### Exercise details
Omit all pictures and transcribe only the lines in the entries below that run from the line with "Generate a Python" through the line with "import pandas as pd".

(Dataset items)
[start]

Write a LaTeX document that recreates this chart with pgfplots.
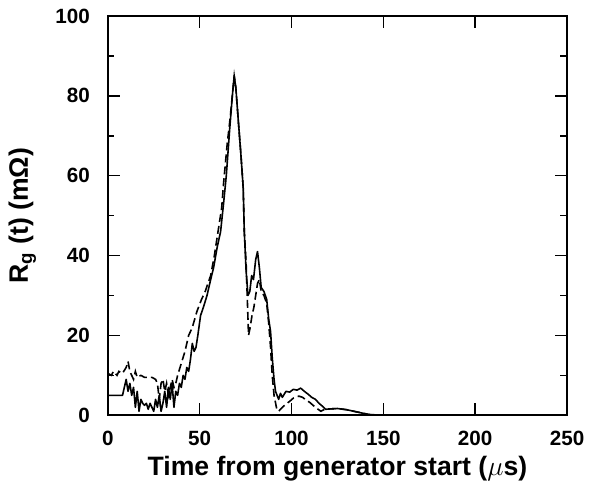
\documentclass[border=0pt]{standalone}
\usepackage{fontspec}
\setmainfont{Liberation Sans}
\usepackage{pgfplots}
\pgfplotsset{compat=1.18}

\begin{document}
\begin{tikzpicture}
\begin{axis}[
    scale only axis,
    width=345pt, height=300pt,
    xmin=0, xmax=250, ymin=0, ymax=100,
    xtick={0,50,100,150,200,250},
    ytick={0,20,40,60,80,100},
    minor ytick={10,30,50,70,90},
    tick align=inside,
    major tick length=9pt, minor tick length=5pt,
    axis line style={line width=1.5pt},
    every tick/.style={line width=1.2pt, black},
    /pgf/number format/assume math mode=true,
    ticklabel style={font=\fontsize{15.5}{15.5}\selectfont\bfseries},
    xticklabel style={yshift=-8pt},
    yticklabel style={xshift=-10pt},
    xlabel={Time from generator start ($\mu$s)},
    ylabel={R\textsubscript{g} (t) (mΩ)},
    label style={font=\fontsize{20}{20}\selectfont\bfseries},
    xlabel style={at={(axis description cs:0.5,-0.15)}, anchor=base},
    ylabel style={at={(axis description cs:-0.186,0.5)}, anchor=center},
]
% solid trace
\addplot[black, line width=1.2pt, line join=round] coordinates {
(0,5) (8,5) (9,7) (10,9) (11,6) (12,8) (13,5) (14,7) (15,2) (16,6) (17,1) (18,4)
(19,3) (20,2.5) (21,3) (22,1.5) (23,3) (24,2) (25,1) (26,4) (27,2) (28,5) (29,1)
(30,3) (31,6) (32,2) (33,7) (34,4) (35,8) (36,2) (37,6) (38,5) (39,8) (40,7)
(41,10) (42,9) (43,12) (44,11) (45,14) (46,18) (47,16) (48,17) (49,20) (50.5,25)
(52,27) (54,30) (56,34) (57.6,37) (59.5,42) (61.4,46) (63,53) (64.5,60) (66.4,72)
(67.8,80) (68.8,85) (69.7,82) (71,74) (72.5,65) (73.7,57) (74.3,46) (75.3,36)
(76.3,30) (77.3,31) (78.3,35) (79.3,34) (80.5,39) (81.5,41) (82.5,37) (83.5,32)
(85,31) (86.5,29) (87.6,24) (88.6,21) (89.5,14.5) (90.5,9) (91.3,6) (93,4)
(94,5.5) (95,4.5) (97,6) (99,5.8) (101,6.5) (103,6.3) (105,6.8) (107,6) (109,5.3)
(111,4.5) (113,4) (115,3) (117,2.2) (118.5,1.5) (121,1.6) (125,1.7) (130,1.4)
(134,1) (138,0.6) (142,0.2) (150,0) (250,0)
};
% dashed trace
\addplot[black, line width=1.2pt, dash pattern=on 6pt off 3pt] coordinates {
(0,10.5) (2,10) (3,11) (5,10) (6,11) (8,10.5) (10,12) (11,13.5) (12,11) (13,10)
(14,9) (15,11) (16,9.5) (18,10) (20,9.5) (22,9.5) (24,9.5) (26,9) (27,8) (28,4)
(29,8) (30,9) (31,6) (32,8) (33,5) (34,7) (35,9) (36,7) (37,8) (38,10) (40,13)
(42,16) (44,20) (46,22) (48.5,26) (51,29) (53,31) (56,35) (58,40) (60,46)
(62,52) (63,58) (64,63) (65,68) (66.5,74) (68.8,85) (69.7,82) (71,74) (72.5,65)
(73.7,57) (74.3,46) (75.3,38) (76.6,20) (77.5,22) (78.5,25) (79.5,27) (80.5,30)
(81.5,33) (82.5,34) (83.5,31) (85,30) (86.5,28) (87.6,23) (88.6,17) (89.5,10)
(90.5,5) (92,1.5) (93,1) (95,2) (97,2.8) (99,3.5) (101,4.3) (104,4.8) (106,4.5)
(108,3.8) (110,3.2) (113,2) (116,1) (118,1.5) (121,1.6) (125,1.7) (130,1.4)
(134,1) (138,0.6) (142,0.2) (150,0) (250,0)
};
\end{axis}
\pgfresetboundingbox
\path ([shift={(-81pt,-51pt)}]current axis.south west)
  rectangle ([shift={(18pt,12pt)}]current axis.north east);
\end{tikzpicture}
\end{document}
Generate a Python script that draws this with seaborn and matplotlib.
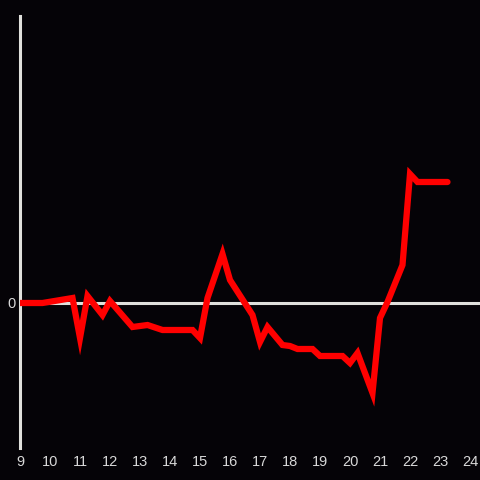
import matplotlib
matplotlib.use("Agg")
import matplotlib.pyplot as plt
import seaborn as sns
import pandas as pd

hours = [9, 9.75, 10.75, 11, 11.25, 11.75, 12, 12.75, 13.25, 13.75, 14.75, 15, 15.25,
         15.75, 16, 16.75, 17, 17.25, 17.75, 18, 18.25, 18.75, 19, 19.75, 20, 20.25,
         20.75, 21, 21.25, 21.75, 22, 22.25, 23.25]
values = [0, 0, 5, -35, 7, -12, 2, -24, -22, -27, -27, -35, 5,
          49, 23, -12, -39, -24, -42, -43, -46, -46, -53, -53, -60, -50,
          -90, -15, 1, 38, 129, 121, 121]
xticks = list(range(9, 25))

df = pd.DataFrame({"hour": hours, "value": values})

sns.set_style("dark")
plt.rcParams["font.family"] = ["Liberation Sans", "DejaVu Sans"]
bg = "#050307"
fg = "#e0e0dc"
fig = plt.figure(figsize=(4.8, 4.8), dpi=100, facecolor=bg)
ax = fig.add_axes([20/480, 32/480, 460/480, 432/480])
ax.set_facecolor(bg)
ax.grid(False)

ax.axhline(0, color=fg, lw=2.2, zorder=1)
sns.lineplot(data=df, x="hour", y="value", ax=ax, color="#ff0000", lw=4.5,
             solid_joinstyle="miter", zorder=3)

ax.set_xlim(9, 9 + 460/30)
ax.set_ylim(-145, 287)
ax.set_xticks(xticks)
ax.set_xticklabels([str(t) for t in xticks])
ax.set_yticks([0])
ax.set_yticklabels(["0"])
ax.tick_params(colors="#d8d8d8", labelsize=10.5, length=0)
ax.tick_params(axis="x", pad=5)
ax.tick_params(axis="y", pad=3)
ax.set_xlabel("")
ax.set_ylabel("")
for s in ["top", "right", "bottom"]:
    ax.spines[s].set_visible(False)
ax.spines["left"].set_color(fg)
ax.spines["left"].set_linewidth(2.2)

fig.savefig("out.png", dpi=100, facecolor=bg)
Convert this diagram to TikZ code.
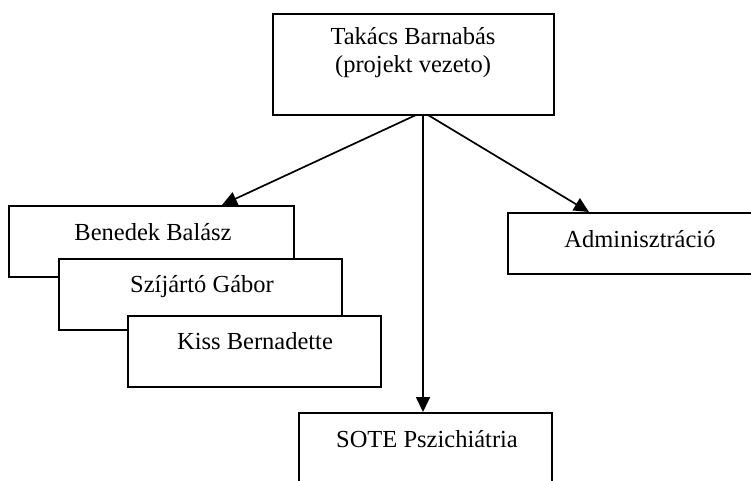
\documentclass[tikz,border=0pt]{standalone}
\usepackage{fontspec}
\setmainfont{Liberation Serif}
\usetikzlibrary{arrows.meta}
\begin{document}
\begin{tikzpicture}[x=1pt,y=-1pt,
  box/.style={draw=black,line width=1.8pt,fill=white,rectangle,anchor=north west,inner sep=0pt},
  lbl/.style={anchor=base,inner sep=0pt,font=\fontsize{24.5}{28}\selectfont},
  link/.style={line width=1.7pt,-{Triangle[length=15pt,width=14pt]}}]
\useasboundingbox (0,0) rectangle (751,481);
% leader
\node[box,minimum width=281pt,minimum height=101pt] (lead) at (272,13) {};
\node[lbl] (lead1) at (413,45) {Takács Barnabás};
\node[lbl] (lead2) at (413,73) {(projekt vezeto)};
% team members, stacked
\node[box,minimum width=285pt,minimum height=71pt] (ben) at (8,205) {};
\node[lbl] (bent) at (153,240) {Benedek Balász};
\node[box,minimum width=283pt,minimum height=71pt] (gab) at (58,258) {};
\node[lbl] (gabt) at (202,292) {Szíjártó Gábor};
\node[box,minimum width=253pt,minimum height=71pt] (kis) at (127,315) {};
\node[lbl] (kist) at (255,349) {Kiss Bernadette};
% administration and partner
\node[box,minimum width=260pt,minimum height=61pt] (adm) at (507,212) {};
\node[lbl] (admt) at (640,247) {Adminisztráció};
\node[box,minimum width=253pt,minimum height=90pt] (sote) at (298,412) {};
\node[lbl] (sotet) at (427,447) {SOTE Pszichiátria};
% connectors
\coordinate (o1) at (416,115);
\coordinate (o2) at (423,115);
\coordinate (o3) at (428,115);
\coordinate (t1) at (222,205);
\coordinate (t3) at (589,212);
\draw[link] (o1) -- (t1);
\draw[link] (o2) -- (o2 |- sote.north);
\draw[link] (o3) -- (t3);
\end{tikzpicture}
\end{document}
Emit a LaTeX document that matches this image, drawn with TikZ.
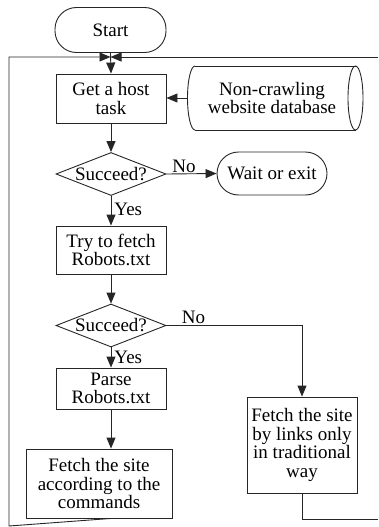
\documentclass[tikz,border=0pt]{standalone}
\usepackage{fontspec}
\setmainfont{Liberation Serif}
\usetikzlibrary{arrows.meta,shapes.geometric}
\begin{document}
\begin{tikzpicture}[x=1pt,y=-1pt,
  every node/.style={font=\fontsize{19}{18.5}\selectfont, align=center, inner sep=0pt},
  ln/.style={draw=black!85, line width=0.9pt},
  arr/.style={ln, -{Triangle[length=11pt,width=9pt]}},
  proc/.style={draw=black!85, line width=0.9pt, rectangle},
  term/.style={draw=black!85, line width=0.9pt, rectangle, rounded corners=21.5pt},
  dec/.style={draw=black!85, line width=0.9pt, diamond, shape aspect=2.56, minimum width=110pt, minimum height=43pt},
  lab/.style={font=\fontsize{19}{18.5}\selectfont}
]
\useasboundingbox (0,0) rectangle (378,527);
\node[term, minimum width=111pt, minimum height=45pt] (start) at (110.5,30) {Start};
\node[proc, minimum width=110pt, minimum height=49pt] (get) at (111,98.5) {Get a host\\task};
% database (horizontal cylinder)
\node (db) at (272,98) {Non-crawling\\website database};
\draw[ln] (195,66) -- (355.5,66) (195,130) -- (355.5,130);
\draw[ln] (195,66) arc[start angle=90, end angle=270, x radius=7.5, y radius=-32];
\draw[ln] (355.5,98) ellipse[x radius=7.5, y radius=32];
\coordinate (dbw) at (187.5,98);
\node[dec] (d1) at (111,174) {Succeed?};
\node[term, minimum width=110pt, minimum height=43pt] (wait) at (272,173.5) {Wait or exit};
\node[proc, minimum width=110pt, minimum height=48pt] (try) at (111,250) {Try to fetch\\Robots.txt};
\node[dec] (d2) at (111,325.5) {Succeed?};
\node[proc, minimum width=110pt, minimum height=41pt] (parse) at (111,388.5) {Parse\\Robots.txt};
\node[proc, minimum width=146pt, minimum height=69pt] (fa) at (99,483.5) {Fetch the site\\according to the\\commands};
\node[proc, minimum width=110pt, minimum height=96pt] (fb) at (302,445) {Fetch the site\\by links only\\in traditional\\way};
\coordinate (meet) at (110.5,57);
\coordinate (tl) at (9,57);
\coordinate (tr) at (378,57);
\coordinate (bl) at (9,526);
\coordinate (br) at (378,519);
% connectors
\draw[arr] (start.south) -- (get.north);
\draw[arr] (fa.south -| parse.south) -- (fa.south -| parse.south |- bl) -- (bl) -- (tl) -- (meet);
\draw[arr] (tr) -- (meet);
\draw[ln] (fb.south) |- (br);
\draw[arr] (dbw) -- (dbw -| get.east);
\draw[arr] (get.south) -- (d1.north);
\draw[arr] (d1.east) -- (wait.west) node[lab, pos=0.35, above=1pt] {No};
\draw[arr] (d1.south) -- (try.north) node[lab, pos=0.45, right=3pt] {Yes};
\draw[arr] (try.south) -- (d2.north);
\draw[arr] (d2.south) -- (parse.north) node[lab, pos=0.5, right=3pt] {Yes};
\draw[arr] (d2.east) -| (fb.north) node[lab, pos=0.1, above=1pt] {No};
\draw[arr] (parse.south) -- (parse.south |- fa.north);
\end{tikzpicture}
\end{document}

[end]

### Worked answer
Generate a Python script that draws this with seaborn and matplotlib.
import matplotlib
matplotlib.use("Agg")
import matplotlib.pyplot as plt
import seaborn as sns
import pandas as pd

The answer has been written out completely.